_What to do_
Starting with the first line of the data below, copy each line up to and including the one containing "import * as d3 from 'd3';". Pictures stay out.
— START Source data —
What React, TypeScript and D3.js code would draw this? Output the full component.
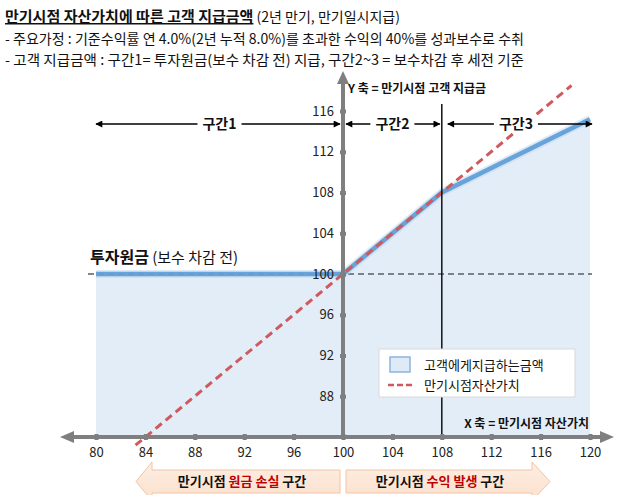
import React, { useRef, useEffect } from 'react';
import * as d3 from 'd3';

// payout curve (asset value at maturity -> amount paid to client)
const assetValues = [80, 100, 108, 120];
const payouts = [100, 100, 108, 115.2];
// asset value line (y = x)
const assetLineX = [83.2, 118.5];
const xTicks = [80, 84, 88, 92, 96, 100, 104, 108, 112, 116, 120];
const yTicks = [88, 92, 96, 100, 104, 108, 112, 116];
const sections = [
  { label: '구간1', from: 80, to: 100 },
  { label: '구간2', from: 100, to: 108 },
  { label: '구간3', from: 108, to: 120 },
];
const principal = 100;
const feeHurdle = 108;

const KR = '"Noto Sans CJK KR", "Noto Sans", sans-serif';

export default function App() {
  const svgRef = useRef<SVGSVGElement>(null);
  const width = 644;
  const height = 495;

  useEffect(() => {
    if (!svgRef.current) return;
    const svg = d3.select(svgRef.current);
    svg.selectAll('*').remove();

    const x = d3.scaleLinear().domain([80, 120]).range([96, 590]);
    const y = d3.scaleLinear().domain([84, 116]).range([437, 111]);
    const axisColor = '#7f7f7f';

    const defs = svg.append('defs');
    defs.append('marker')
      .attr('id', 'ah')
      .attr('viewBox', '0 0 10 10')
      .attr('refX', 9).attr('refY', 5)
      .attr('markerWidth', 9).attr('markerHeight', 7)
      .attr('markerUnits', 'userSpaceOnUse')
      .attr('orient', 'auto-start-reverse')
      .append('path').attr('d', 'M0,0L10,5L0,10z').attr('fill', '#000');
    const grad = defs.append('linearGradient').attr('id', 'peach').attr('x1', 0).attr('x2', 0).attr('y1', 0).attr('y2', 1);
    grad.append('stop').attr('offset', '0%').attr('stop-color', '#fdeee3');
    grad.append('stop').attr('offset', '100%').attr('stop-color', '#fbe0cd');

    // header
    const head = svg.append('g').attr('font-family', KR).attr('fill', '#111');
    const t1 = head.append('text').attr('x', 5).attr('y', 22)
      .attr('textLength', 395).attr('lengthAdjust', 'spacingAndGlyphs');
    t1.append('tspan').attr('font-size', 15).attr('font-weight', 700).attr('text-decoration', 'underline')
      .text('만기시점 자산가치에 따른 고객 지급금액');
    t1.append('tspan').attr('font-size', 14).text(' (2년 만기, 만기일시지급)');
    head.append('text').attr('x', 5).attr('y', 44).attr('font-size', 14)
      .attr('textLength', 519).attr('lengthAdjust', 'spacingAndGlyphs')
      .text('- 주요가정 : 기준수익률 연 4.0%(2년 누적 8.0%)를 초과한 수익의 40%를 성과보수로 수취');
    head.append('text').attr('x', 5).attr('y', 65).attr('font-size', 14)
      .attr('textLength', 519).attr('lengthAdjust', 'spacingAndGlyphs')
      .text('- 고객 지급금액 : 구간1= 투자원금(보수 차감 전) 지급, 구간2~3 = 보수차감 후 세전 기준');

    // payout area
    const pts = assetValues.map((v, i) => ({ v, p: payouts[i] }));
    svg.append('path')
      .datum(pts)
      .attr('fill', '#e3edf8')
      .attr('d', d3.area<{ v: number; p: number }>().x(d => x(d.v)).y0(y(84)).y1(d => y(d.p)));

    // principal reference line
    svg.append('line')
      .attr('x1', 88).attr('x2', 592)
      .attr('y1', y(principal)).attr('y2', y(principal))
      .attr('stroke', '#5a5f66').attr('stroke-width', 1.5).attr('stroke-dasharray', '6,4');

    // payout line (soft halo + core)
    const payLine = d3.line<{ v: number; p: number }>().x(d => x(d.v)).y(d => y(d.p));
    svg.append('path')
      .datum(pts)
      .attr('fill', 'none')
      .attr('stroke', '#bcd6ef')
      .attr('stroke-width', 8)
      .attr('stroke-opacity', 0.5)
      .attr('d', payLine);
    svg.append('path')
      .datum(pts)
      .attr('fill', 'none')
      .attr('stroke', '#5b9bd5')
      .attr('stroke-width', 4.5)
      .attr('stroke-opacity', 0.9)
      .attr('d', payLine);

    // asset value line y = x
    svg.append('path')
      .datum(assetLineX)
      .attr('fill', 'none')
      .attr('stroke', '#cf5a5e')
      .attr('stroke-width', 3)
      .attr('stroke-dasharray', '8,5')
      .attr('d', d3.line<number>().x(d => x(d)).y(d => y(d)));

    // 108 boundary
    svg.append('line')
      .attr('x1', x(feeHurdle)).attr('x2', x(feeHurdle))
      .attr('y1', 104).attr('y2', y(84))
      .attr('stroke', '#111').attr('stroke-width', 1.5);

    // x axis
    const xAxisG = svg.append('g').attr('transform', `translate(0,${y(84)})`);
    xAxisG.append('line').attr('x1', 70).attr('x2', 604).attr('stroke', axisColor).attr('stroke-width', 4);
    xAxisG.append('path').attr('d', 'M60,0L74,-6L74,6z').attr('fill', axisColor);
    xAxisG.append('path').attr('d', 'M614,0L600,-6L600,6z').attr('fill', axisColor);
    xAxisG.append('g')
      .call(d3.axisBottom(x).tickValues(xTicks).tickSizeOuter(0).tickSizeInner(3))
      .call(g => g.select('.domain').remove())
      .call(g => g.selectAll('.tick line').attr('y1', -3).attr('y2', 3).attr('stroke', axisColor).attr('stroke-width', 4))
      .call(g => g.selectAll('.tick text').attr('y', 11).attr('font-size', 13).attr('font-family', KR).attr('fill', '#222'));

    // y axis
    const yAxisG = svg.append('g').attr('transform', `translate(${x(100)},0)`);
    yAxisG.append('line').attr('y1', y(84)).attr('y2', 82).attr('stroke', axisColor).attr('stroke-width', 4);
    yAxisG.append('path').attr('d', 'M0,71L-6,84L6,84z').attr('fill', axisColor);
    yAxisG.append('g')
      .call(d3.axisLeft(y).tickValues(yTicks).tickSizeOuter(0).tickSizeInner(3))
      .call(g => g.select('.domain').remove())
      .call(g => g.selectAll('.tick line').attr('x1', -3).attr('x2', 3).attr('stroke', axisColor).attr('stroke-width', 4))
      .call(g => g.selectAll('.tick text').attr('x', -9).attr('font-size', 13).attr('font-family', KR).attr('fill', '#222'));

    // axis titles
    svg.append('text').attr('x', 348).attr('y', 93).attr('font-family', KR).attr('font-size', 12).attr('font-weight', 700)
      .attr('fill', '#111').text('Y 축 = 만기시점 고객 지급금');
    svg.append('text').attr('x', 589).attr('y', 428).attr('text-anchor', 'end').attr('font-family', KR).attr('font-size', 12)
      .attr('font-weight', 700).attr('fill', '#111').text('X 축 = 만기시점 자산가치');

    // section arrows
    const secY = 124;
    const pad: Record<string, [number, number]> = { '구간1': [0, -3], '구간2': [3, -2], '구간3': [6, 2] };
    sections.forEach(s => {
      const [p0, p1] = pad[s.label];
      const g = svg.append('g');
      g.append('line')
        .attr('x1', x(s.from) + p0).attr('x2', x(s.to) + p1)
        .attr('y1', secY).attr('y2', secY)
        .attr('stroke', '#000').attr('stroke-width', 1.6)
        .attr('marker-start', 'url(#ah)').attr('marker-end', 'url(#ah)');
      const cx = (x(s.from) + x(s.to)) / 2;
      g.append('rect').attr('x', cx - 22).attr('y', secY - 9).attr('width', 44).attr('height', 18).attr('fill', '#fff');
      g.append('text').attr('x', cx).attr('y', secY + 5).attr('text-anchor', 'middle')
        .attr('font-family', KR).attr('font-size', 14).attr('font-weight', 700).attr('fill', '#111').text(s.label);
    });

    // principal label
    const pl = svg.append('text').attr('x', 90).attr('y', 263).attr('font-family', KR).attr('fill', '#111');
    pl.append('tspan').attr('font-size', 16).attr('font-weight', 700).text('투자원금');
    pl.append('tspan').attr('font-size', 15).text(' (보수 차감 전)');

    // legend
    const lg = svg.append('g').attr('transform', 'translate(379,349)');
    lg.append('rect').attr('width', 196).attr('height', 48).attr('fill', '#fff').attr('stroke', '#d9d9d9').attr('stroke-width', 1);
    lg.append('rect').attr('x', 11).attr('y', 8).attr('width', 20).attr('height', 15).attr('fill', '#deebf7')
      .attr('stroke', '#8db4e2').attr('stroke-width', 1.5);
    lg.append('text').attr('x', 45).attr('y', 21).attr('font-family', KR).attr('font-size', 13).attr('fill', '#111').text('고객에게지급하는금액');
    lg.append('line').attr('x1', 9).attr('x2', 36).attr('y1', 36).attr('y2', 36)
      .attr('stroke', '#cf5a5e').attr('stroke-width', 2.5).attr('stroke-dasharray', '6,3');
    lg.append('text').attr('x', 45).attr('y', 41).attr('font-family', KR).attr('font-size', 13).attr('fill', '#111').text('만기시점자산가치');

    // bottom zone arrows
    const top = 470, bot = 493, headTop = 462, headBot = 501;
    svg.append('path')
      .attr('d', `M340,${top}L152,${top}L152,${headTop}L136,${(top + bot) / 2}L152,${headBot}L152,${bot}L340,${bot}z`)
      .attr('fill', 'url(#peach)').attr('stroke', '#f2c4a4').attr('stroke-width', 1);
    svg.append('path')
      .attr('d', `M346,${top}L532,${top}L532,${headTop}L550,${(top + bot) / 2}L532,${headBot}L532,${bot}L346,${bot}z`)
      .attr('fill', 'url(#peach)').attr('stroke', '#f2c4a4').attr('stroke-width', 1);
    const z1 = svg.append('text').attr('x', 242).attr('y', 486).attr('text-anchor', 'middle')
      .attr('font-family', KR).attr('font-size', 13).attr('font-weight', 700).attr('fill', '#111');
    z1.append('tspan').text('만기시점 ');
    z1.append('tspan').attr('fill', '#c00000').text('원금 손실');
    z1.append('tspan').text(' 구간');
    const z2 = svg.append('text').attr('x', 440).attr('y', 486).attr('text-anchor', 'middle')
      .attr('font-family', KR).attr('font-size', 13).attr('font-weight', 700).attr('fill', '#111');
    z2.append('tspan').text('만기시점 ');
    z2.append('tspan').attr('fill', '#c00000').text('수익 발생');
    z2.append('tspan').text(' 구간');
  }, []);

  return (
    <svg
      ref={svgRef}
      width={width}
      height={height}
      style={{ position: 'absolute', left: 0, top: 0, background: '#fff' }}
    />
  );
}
— END Source data —
_Finished task_
What React, TypeScript and D3.js code would draw this? Output the full component.
import React, { useRef, useEffect } from 'react';
import * as d3 from 'd3';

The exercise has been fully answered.